Syllabus: Issues relating to development and management of Social Sector/Services relating to Health, Education, Human Resources.
Context
- India has released the National Action Plan on Antimicrobial Resistance (NAP-AMR 2.0) for 2025-29.
- AMR affects human health, veterinary practices, aquaculture, agriculture, waste systems, and the entire food chain.
- Antibiotic residues and resistant organisms link sectors through soil, water, livestock, markets and food systems, making AMR a One Health challenge.
Evolution from the First Action Plan
- The 2017 NAP-AMR built national awareness, expanded surveillance, strengthened laboratories and promoted stewardship.
- It introduced a One Health framework connecting human, animal and environmental sectors.
- Implementation gaps emerged at the State level, with only seven States preparing formal plans and few achieving meaningful execution.
- Key determinants of AMR lie under State jurisdiction, including health services, pharmacy regulation, veterinary oversight, agricultural use and waste governance.
Advances in NAP-AMR 2.0
- The new plan provides clearer timelines, defined responsibilities and focused resource planning.
- It highlights private-sector participation, acknowledging its major role in healthcare and veterinary services.
- Greater emphasis is placed on innovation, including rapid diagnostics, alternatives to antibiotics and environmental monitoring.
- Surveillance becomes more integrated across human, veterinary, agricultural and environmental sectors.
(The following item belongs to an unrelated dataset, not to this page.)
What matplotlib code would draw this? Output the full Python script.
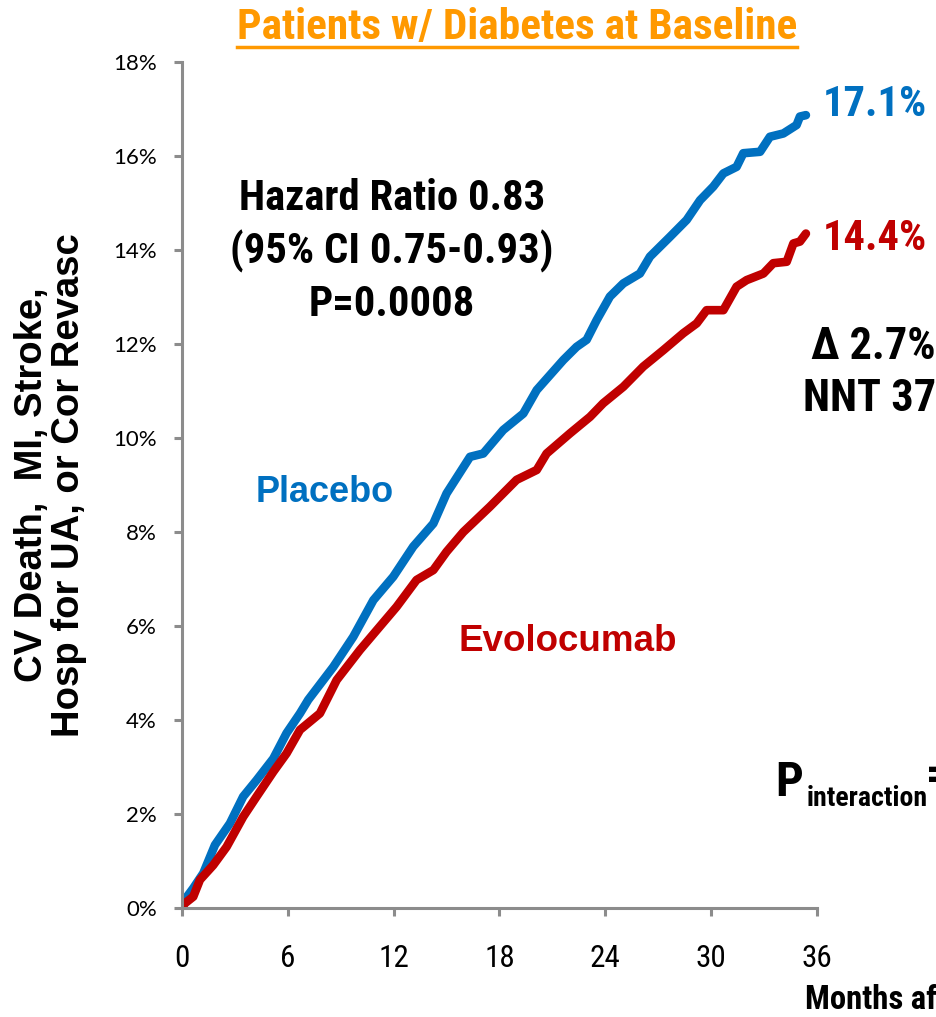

- Governance is strengthened through NITI Aayog’s Coordination and Monitoring Committee and mandatory creation of State AMR Cells supported by a national dashboard.
Persistent Gaps
- The plan lacks mechanisms to ensure State compliance.
- There is no Centre-State AMR platform, no joint reviews, no statutory requirements and no financial pathways tied to performance.
- Without structured accountability, the plan risks remaining a technical document rather than an operational programme.
Need for Coordinated Centre-State Architecture
- A national-State AMR council, chaired by the Union Health Minister, can enable joint review and decision-making.
- States must be formally requested to prepare and notify AMR plans with annual assessments.
- Conditional NHM grants can strengthen surveillance, stewardship and laboratory systems.
- Stronger coordination is essential because AMR arises from real-world practices across the entire One Health continuum.
Conclusion
- NAP-AMR 2.0 offers a strong strategic foundation, but success depends on effective Centre-State partnership.
- With coordinated governance and sustained State engagement, India can make measurable progress and emerge as an international leader in AMR control.